Penguin also held back a biography of J. Jayalalithaa, chief minister of the southern state of Tamil Nadu, who had a stay order issued against it.

In 1998, a book about the head of a textile conglomerate, Dhirubhai Ambani, was not published in India after the publisher was threatened with lawsuits. A second edition of The Polyester Prince was issued in India but with the offending material cut out.

It is difficult for outsiders, especially without the benefit of reading the materials in dispute, to judge the timidity of the publishers. But there’s no questioning the creeping self-censorship.

Obeisant media

Vinod Jose, executive editor of Caravan, writes in its annual media issue:

“Media owners bargained with the government to secure lucrative licences to mine coal blocks in return for their power to influence the public. Editors got caught on tape striking deals with lobbyists but remained arrogantly unapologetic. Owners fired political editors who wrote about politics independently . . . Forbes India pulled a story because it irked the finance ministry.”

Jose said that in 2013, the year surveyed, “the dominant mood of the press was docility.” If in the 1950s and 1960s, the media served the state, now they serve big business. They have begun to expose government corruption but remain mostly mum on corporate malfeasance. The Times of India, the country’s largest English daily, takes equity in some companies it provides advertising space to.

State surveillance

India, like the United States and other democracies, is under heavy criticism for invasion of citizen privacy under sweeping state surveillance, especially by its eight intelligence agencies that operate under mostly secretive powers.

“The real problem is that we don’t know what powers they do have — we only know bits and pieces about the Centralised Monitoring System (CMS), from some tender documents that indicate that the government intends to track web usage, phone calls, text messages and map location information, apparently without the knowledge of even telecom operators,” says Nikhil Pahwa of MediaNama (Media Journal), a website that provides news and analysis of digital media. “The issue is even less obvious here than that of the NSA,” the National Security Agency in the United States.
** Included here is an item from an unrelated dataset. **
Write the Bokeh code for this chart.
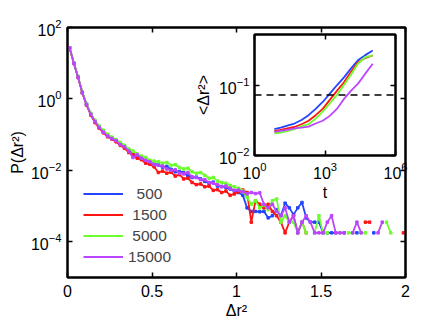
import numpy as np
from bokeh.plotting import figure
from bokeh.layouts import column
from bokeh.models import (FixedTicker, LinearAxis, Legend, LegendItem, Span, Range1d,
                          CustomJSTickFormatter)
from bokeh.embed import file_html
from bokeh.resources import INLINE

# ---------------- data ----------------
series_names = ["\u00a0\u00a0500", "\u00a01500", "\u00a05000", "15000"]
series_colors = ["#2445ff", "#ff1414", "#6cff2c", "#bb45ff"]

# bin centres of the distribution of squared displacement
dr2_bins = np.round(np.arange(0.0125, 2.0, 0.025), 4)

# log10 P(dr^2) (None = empty bin)
log10_p_500 = [
    1.43, 1.00, 0.62, 0.18, -0.15, -0.42, -0.62, -0.79, -0.92, -1.02,
    -1.09, -1.16, -1.24, -1.35, -1.43, -1.55, -1.57, -1.64, -1.70, -1.78,
    -1.82, -1.84, -1.91, -1.89, -1.97, -2.04, -2.03, -2.06, -2.16, -2.20,
    -2.19, -2.24, -2.31, -2.36, -2.33, -2.44, -2.45, -2.48, -2.52, -2.58,
    -2.62, -2.70, -3.05, -3.15, -3.15, -3.16, -3.15, -3.33, -3.27, -3.10,
    -3.27, -2.92, -3.05, -3.24, -3.05, -2.90, -3.33, -3.45, -3.45, -3.45,
    -3.75, -3.75, -3.75, -3.75, None, -3.75, None, None, -3.75, None,
    None, None, -3.75, None, None, None, None, None, None, None]
log10_p_1500 = [
    1.43, 1.00, 0.60, 0.17, -0.17, -0.45, -0.66, -0.82, -0.95, -1.06,
    -1.12, -1.20, -1.30, -1.38, -1.50, -1.56, -1.66, -1.70, -1.80, -1.83,
    -1.90, -2.06, -2.02, -2.08, -2.05, -2.16, -2.12, -2.24, -2.22, -2.34,
    -2.40, -2.38, -2.46, -2.44, -2.56, -2.54, -2.62, -2.58, -2.70, -2.66,
    -2.60, -2.55, -2.62, -3.45, -2.85, -2.95, -3.05, -2.95, -3.15, -3.27,
    -3.45, -3.75, -3.45, -3.27, -3.75, -3.45, -3.75, None, None, None,
    None, None, None, None, None, None, None, None, None, None,
    -3.45, -3.45, None, None, None, None, None, None, None, -3.75]
log10_p_5000 = [
    1.43, 1.01, 0.63, 0.20, -0.13, -0.40, -0.60, -0.76, -0.88, -0.99,
    -1.07, -1.14, -1.22, -1.30, -1.40, -1.46, -1.54, -1.60, -1.64, -1.72,
    -1.74, -1.76, -1.80, -1.78, -1.86, -1.84, -1.92, -1.96, -1.94, -2.04,
    -2.08, -2.06, -2.14, -2.22, -2.20, -2.30, -2.34, -2.36, -2.42, -2.46,
    -2.50, -2.58, -2.75, -2.95, -2.85, -3.05, -2.97, -3.10, -2.85, -2.80,
    -3.45, -3.27, -3.45, -3.45, -3.75, -3.45, -3.75, None, -3.75, -3.27,
    -3.75, -3.75, None, None, -3.75, None, -3.75, -3.75, None, -3.75,
    -3.75, None, None, None, None, -3.45, -3.75, None, None, None]
log10_p_15000 = [
    1.43, 1.00, 0.61, 0.18, -0.16, -0.43, -0.63, -0.80, -0.93, -1.04,
    -1.11, -1.17, -1.28, -1.34, -1.46, -1.64, -1.56, -1.66, -1.72, -1.76,
    -1.84, -1.86, -1.88, -1.96, -2.00, -1.98, -2.08, -2.10, -2.06, -2.18,
    -2.20, -2.26, -2.26, -2.34, -2.36, -2.40, -2.46, -2.44, -2.50, -2.56,
    -2.55, -2.60, -2.65, -2.62, -2.65, -2.63, -2.95, -3.05, -2.95, -3.15,
    -3.27, -3.05, -3.45, -3.27, -3.75, -3.45, -3.27, -3.45, -3.75, -3.75,
    -3.75, -3.45, -3.27, -3.75, -3.75, -3.75, None, -3.75, -3.45, -3.75,
    None, None, None, -3.75, -3.45, None, None, None, None, None]

# inset: mean squared displacement vs time
t_values = [7, 13, 25, 50, 100, 200, 400, 800, 1600, 3200, 6300, 12600, 25000, 50000, 107000]
log10_msd_500 = [-1.62, -1.60, -1.57, -1.54, -1.49, -1.42, -1.33, -1.23, -1.11, -0.99, -0.88, -0.75, -0.63, -0.56, -0.49]
log10_msd_1500 = [-1.65, -1.63, -1.61, -1.59, -1.55, -1.50, -1.42, -1.33, -1.20, -1.07, -0.95, -0.80, -0.66, -0.60, -0.56]
log10_msd_5000 = [-1.68, -1.67, -1.65, -1.62, -1.58, -1.55, -1.47, -1.37, -1.25, -1.13, -0.99, -0.84, -0.68, -0.59, -0.56]
log10_msd_15000 = [-1.66, -1.645, -1.63, -1.61, -1.60, -1.585, -1.54, -1.50, -1.43, -1.33, -1.19, -1.07, -0.97, -0.83, -0.68]
msd_threshold = 0.074

FONT = "Liberation Sans"
FS = "16px"
LEG_FS = "15.5px"


def to_p(vals):
    return np.array([np.nan if v is None else 10.0 ** v for v in vals])


def style_axis(ax, labels=True):
    ax.axis_line_color = "black"
    ax.axis_line_width = 2
    ax.major_tick_in = 5
    ax.major_tick_out = 0
    ax.minor_tick_in = 0
    ax.minor_tick_out = 0
    ax.major_tick_line_color = "black"
    ax.major_tick_line_width = 1.5
    ax.major_label_text_font = FONT
    ax.major_label_text_font_size = FS
    ax.major_label_text_color = "black"
    ax.axis_label_text_font = FONT
    ax.axis_label_text_font_size = FS
    ax.axis_label_text_font_style = "normal"
    ax.axis_label_text_color = "black"
    if not labels:
        ax.formatter = CustomJSTickFormatter(code="return ''")
        ax.major_label_standoff = 0
        ax.major_label_text_font_size = "1px"


# ---------------- main figure ----------------
p = figure(width=430, height=324, output_backend="svg", toolbar_location=None,
           y_axis_type="log", x_range=Range1d(0, 2), y_range=Range1d(1e-5, 1e2),
           min_border_left=67, min_border_right=24, min_border_top=27, min_border_bottom=47)
p.grid.visible = False
p.outline_line_color = "black"
p.outline_line_width = 2
p.background_fill_color = "white"
p.border_fill_color = "white"

x_ticks = [0, 0.5, 1, 1.5, 2]
y_ticks = [1e-4, 1e-2, 1, 1e2]
p.xaxis.ticker = FixedTicker(ticks=x_ticks)
p.xaxis.major_label_overrides = {0: "0", 0.5: "0.5", 1: "1", 1.5: "1.5", 2: "2"}
p.yaxis.ticker = FixedTicker(ticks=y_ticks)
p.xaxis.axis_label = "\u0394r\u00b2"
p.yaxis.axis_label = "P(\u0394r\u00b2)"
style_axis(p.xaxis[0])
style_axis(p.yaxis[0])
p.xaxis.major_label_standoff = 7
p.xaxis.axis_label_standoff = 2
p.yaxis.major_label_standoff = 6
p.yaxis.axis_label_standoff = 2

top_ax = LinearAxis(ticker=FixedTicker(ticks=x_ticks))
style_axis(top_ax, labels=False)
right_ax = LinearAxis(ticker=FixedTicker(ticks=y_ticks))
style_axis(right_ax, labels=False)
p.add_layout(top_ax, "above")
p.add_layout(right_ax, "right")

items = []
for name, col, vals in zip(series_names, series_colors,
                           [log10_p_500, log10_p_1500, log10_p_5000, log10_p_15000]):
    pv = to_p(vals)
    r1 = p.line(dr2_bins, pv, line_color=col, line_width=1.8)
    p.scatter(dr2_bins, pv, marker="square", size=2.5, fill_color=col, line_color=col)
    items.append(LegendItem(label=name, renderers=[r1]))

legend = Legend(items=items, location=(16, 10), padding=0, margin=0, spacing=0,
                glyph_width=40, glyph_height=21, label_height=21, label_standoff=5,
                label_text_font=FONT, label_text_font_size=LEG_FS,
                border_line_alpha=0, background_fill_alpha=0)
p.add_layout(legend, "center")

# ---------------- inset figure ----------------
ins = figure(frame_width=141, frame_height=121, output_backend="svg", toolbar_location=None,
             x_axis_type="log", y_axis_type="log",
             x_range=Range1d(1, 1e6), y_range=Range1d(1e-2, 0.55),
             min_border_left=64, min_border_right=25, min_border_top=20, min_border_bottom=52)
ins.grid.visible = False
ins.outline_line_color = "black"
ins.outline_line_width = 2
ins.background_fill_color = "white"
ins.border_fill_alpha = 0
ins.xaxis.ticker = FixedTicker(ticks=[1, 1e3, 1e6])
ins.yaxis.ticker = FixedTicker(ticks=[1e-2, 1e-1])
ins.xaxis.axis_label = "t"
ins.yaxis.axis_label = "<\u0394r\u00b2>"
style_axis(ins.xaxis[0])
style_axis(ins.yaxis[0])
ins.xaxis.major_label_standoff = 6
ins.xaxis.axis_label_standoff = 2
ins.yaxis.major_label_standoff = 5
ins.yaxis.axis_label_standoff = 4
ins_top = LinearAxis(ticker=FixedTicker(ticks=[1, 1e3, 1e6]))
style_axis(ins_top, labels=False)
ins_right = LinearAxis(ticker=FixedTicker(ticks=[1e-2, 1e-1]))
style_axis(ins_right, labels=False)
ins.add_layout(ins_top, "above")
ins.add_layout(ins_right, "right")

for col, vals in zip(series_colors, [log10_msd_500, log10_msd_1500, log10_msd_5000, log10_msd_15000]):
    ins.line(t_values, to_p(vals), line_color=col, line_width=1.8)

ins.add_layout(Span(location=msd_threshold, dimension="width", line_color="black",
                    line_width=1.5, line_dash="7 5"))

ins.styles = {"position": "absolute", "left": "187px", "top": "14px", "z-index": "2"}

layout = column(p, ins, styles={"position": "relative"})

open("out.html", "w").write(file_html(layout, INLINE))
“The rules give the Indian government the ability to gag free speech, and block any website it deems fit, without publicly disclosing why or who blocked it — or providing adequate recourse for getting the block removed.”

“Intelligence agencies are not answerable to parliament, only to the Home ministry,” says Anja Kovacs of the Centre for Internet and Society. There are few checks and balances, little or no civilian oversight.
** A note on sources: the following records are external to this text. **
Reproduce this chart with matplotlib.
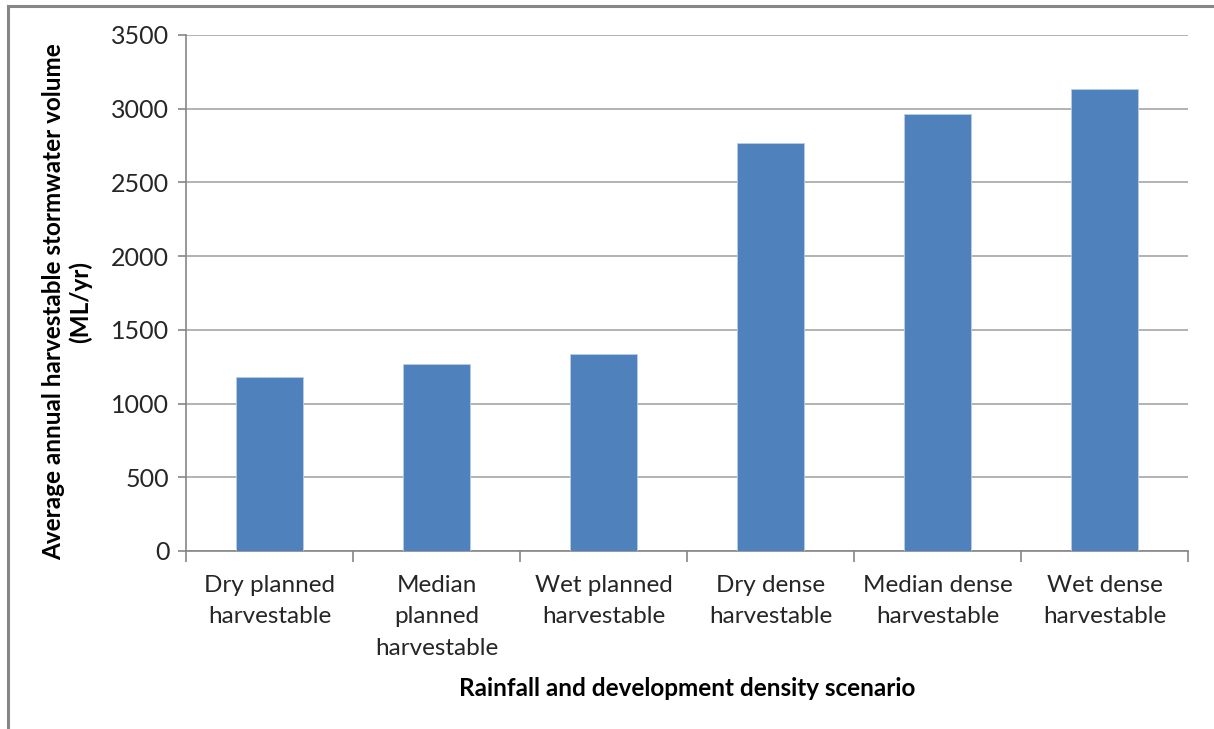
import numpy as np
import matplotlib.pyplot as plt
from matplotlib.lines import Line2D

plt.rcParams['font.family'] = ['Lato', 'DejaVu Sans']

categories = ['Dry planned\nharvestable', 'Median\nplanned\nharvestable', 'Wet planned\nharvestable',
              'Dry dense\nharvestable', 'Median dense\nharvestable', 'Wet dense\nharvestable']
volumes = [1183, 1267, 1334, 2766, 2965, 3132]
yticks = [0, 500, 1000, 1500, 2000, 2500, 3000, 3500]

W, H = 1214, 729
fig = plt.figure(figsize=(W / 100, H / 100), dpi=100)
ax = fig.add_axes([186 / W, 1 - 551 / H, (1188 - 186) / W, (551 - 35) / H])

x = np.arange(len(categories))
ax.bar(x, volumes, width=0.4, color='#4f81bd', edgecolor='#b9cde5', linewidth=0.6, zorder=3)

ax.set_xlim(-0.5, len(categories) - 0.5)
ax.set_ylim(0, 3500)
ax.set_yticks(yticks)
ax.set_yticklabels([str(v) for v in yticks], fontsize=18, color='#262626')
ax.grid(axis='y', color='#a6a6a6', linewidth=1.2, zorder=0)

ax.set_xticks(x)
ax.set_xticklabels(categories, fontsize=17.5, color='#262626', linespacing=1.63, va='top')
ax.tick_params(axis='x', which='major', length=0, pad=17)
ax.set_xticks(np.arange(len(categories) + 1) - 0.5, minor=True)
ax.tick_params(axis='x', which='minor', length=8, color='#868686', width=1.2)
ax.tick_params(axis='y', length=6, color='#868686', width=1.2, pad=6)

for side in ['top', 'right']:
    ax.spines[side].set_visible(False)
for side in ['left', 'bottom']:
    ax.spines[side].set_color('#868686')
    ax.spines[side].set_linewidth(1.2)

fig.text(67 / W, 1 - 302 / H, 'Average annual harvestable stormwater volume\n(ML/yr)',
         rotation=90, ha='center', va='center', fontsize=17.5, fontweight='bold', linespacing=1.15)
fig.text(687 / W, 1 - 688 / H, 'Rainfall and development density scenario',
         ha='center', va='center', fontsize=17.5, fontweight='bold')

# chart area border (top and left edges visible)
fig.add_artist(Line2D([7.5 / W, 1], [1 - 6 / H, 1 - 6 / H], color='#868686', linewidth=2.2))
fig.add_artist(Line2D([7.5 / W, 7.5 / W], [0, 1 - 6 / H], color='#868686', linewidth=2.2))

fig.savefig('out.png', dpi=100)
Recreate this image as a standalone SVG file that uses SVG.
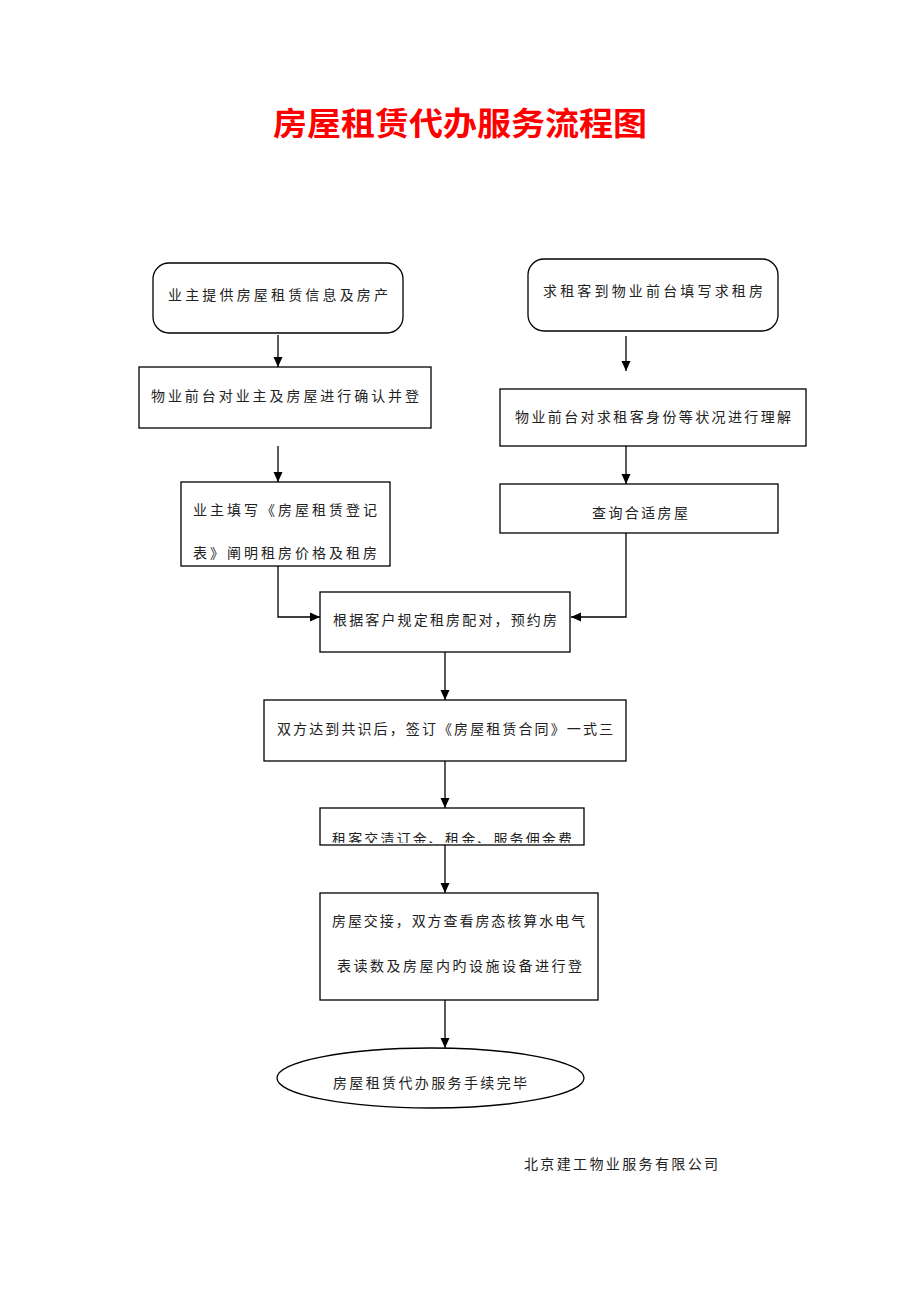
<svg xmlns="http://www.w3.org/2000/svg" width="920" height="1302" viewBox="0 0 920 1302">
<style>
.b{fill:#fff;stroke:#000;stroke-width:1.3}
.t{font-family:"Noto Sans CJK SC","Noto Sans",sans-serif;font-size:14px;fill:#222;dominant-baseline:central}
.c{fill:none;stroke:#000;stroke-width:1.3}
</style>
<defs>
<marker id="ah" viewBox="0 0 10 10" refX="10" refY="5" markerWidth="10" markerHeight="10" markerUnits="userSpaceOnUse" orient="auto">
<path d="M0,0.5 L10,5 L0,9.5 Z" fill="#000"/>
</marker>
<clipPath id="clip6"><rect x="320" y="808" width="264" height="35"/></clipPath>
</defs>
<rect width="920" height="1302" fill="#fff"/>
<text x="273" y="121" font-family="'Noto Sans CJK SC',sans-serif" font-size="32" font-weight="bold" fill="#f00" dominant-baseline="central" textLength="374" lengthAdjust="spacingAndGlyphs">房屋租赁代办服务流程图</text>

<g id="n1"><rect class="b" x="153" y="263" width="250" height="70" rx="16"/><text class="t" x="168" y="294" textLength="220" lengthAdjust="spacing">业主提供房屋租赁信息及房产</text></g>
<g id="n2"><rect class="b" x="139" y="367" width="292" height="61"/><text class="t" x="151" y="395" textLength="268" lengthAdjust="spacing">物业前台对业主及房屋进行确认并登</text></g>
<g id="n3"><rect class="b" x="181" y="482" width="209" height="84"/><text class="t" x="193" y="509" textLength="184" lengthAdjust="spacing">业主填写《房屋租赁登记</text><text class="t" x="193" y="552" textLength="184" lengthAdjust="spacing">表》阐明租房价格及租房</text></g>
<g id="r1"><rect class="b" x="528" y="259" width="250" height="72" rx="16"/><text class="t" x="543" y="290" textLength="220" lengthAdjust="spacing">求租客到物业前台填写求租房</text></g>
<g id="r2"><rect class="b" x="500" y="389" width="306" height="57"/><text class="t" x="515" y="416" textLength="276" lengthAdjust="spacing">物业前台对求租客身份等状况进行理解</text></g>
<g id="r3"><rect class="b" x="500" y="484" width="278" height="49"/><text class="t" x="592" y="512" textLength="96" lengthAdjust="spacing">查询合适房屋</text></g>
<g id="n4"><rect class="b" x="320" y="592" width="250" height="60"/><text class="t" x="333" y="619" textLength="224" lengthAdjust="spacing">根据客户规定租房配对，预约房</text></g>
<g id="n5"><rect class="b" x="264" y="700" width="362" height="61"/><text class="t" x="277" y="728" textLength="336" lengthAdjust="spacing">双方达到共识后，签订《房屋租赁合同》一式三</text></g>
<g id="n6"><rect class="b" x="320" y="808" width="264" height="37"/><text class="t" x="332" y="838" textLength="240" lengthAdjust="spacing" clip-path="url(#clip6)">租客交清订金、租金、服务佣金费</text></g>
<g id="n7"><rect class="b" x="320" y="893" width="278" height="107"/><text class="t" x="332" y="920" textLength="253" lengthAdjust="spacing">房屋交接，双方查看房态核算水电气</text><text class="t" x="337" y="965" textLength="245" lengthAdjust="spacing">表读数及房屋内旳设施设备进行登</text></g>
<g id="n8"><ellipse class="b" cx="430.500" cy="1078" rx="153.500" ry="30"/><text class="t" x="333" y="1082" textLength="194" lengthAdjust="spacing">房屋租赁代办服务手续完毕</text></g>
<g id="footer"><text class="t" x="524" y="1163" textLength="194" lengthAdjust="spacing">北京建工物业服务有限公司</text></g>

<g id="connectors">
<line class="c" x1="278" y1="335" x2="278" y2="367" marker-end="url(#ah)"/>
<line class="c" x1="278" y1="446" x2="278" y2="482" marker-end="url(#ah)"/>
<polyline class="c" points="278,566 278,617 320,617" marker-end="url(#ah)"/>
<line class="c" x1="626" y1="336" x2="626" y2="371" marker-end="url(#ah)"/>
<line class="c" x1="626" y1="446" x2="626" y2="484" marker-end="url(#ah)"/>
<polyline class="c" points="626,533 626,617 571,617" marker-end="url(#ah)"/>
<line class="c" x1="445" y1="652" x2="445" y2="700" marker-end="url(#ah)"/>
<line class="c" x1="445" y1="761" x2="445" y2="808" marker-end="url(#ah)"/>
<line class="c" x1="445" y1="845" x2="445" y2="893" marker-end="url(#ah)"/>
<line class="c" x1="445" y1="1000" x2="445" y2="1048" marker-end="url(#ah)"/>
</g>
</svg>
“The Indian government’s centralized monitoring is chilling, given its reckless and irresponsible use of the sedition and Internet laws,” says Human Rights Watch. “New surveillance capabilities have been used . . . to target critics, journalists and human rights activists.”

“Every month at the federal level, 7,000 to 9,000 phone taps are authorized or re-authorized,” writes Pranesh Prakash, policy director for the Centre for Internet and Society.
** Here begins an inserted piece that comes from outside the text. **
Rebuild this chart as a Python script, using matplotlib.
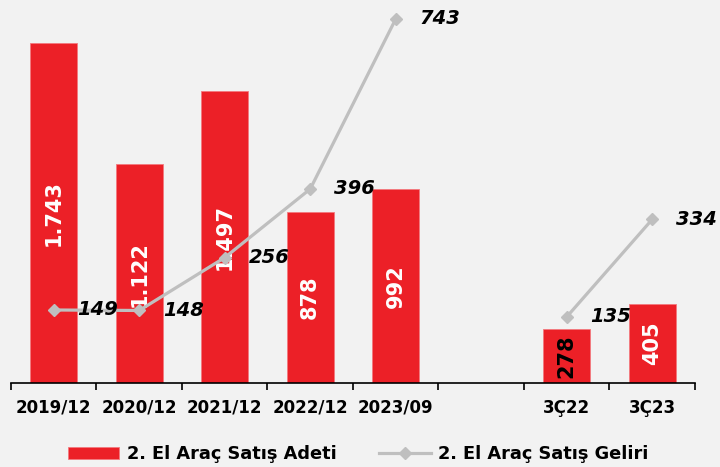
import matplotlib.pyplot as plt
from matplotlib.ticker import FixedLocator

# kategoriler (bos olan bosluk icin)
kategoriler = ['2019/12', '2020/12', '2021/12', '2022/12', '2023/09', '', '3Ç22', '3Ç23']
adet = [1743, 1122, 1497, 878, 992, None, 278, 405]
adet_yazi_renk = ['white', 'white', 'white', 'white', 'white', None, 'black', 'white']

gelir_yil_x = [0, 1, 2, 3, 4]
gelir_yil = [149, 148, 256, 396, 743]
gelir_ceyrek_x = [6, 7]
gelir_ceyrek = [135, 334]

kirmizi = '#EC2027'
gri = '#BFBFBF'
arka = '#F2F2F2'

plt.rcParams['font.family'] = ['DejaVu Sans']

fig = plt.figure(figsize=(7.2, 4.67), dpi=100, facecolor=arka)
ax = fig.add_axes([11 / 720, (467 - 383) / 467, 684 / 720, 378 / 467])
ax.set_facecolor(arka)

bx = [i for i, v in enumerate(adet) if v is not None]
bv = [v for v in adet if v is not None]
ax.bar(bx, bv, width=0.55, color=kirmizi, edgecolor='#F3797E', linewidth=0.6,
       label='2. El Araç Satış Adeti', zorder=2)
ax.set_xlim(-0.5, 7.5)
ax.set_ylim(0, 1743 * 378 / 340)

for i, v in enumerate(adet):
    if v is None:
        continue
    yazi = f'{v:,}'.replace(',', '.')
    ax.text(i, v / 2, yazi, rotation=90, ha='center', va='center', color=adet_yazi_renk[i],
            fontsize=15, fontweight='bold', zorder=3)

ax2 = ax.twinx()
ax2.set_ylim(0, 378 / 0.49)
ax2.plot(gelir_yil_x, gelir_yil, color=gri, lw=2.3, marker='D', ms=6,
         label='2. El Araç Satış Geliri', zorder=4)
ax2.plot(gelir_ceyrek_x, gelir_ceyrek, color=gri, lw=2.3, marker='D', ms=6, zorder=4)

for x, v in list(zip(gelir_yil_x, gelir_yil)) + list(zip(gelir_ceyrek_x, gelir_ceyrek)):
    ax2.annotate(str(v), (x, v), xytext=(17, 0), textcoords='offset points',
                 ha='left', va='center', fontsize=14, fontweight='bold', fontstyle='italic',
                 color='black', zorder=5)

for a in (ax, ax2):
    for s in ['top', 'right', 'left']:
        a.spines[s].set_visible(False)
    a.set_yticks([])
ax.spines['bottom'].set_linewidth(1.2)
ax2.spines['bottom'].set_visible(False)

ax.set_xticks(range(len(kategoriler)))
ax.set_xticklabels(kategoriler, fontsize=12, fontweight='bold')
ax.xaxis.set_minor_locator(FixedLocator([i - 0.5 for i in range(len(kategoriler) + 1)]))
ax.tick_params(axis='x', which='major', length=0, pad=11.5)
ax.tick_params(axis='x', which='minor', length=5, width=1.2, direction='out')

h1, l1 = ax.get_legend_handles_labels()
h2, l2 = ax2.get_legend_handles_labels()
fig.legend(h1 + h2, l1 + l2, loc='center', bbox_to_anchor=(358 / 720, 1 - 454 / 467),
           ncol=2, frameon=False, prop={'weight': 'bold', 'size': 12.8},
           handlelength=2.9, handletextpad=0.4, columnspacing=2.4)

fig.savefig('out.png', dpi=100, facecolor=arka)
It is useful to remember that whatever is true of India, the exact opposite may also be true. So, while the situation is getting bleaker on the free speech front, in India the state is not the sole culprit, unlike in Russia, China or other authoritarian places. India also has a vibrant civil society that’s hammering away — is free to hammer away — at the need for a liberal polity to be liberal. The intellectuals, activists and NGOs I have quoted, testify to that. Here’s another:

The PEN All-India Centre in Mumbai and the newly formed Delhi Pen, both part of the global network of writers dedicated to free speech, said this last week:

“The removal of books from our bookshops, bookshelves and libraries, whether through state-sanctioned censorship, private vigilante action or publisher capitulation are all egregious violations of free speech that we shall oppose in all forms at all times.”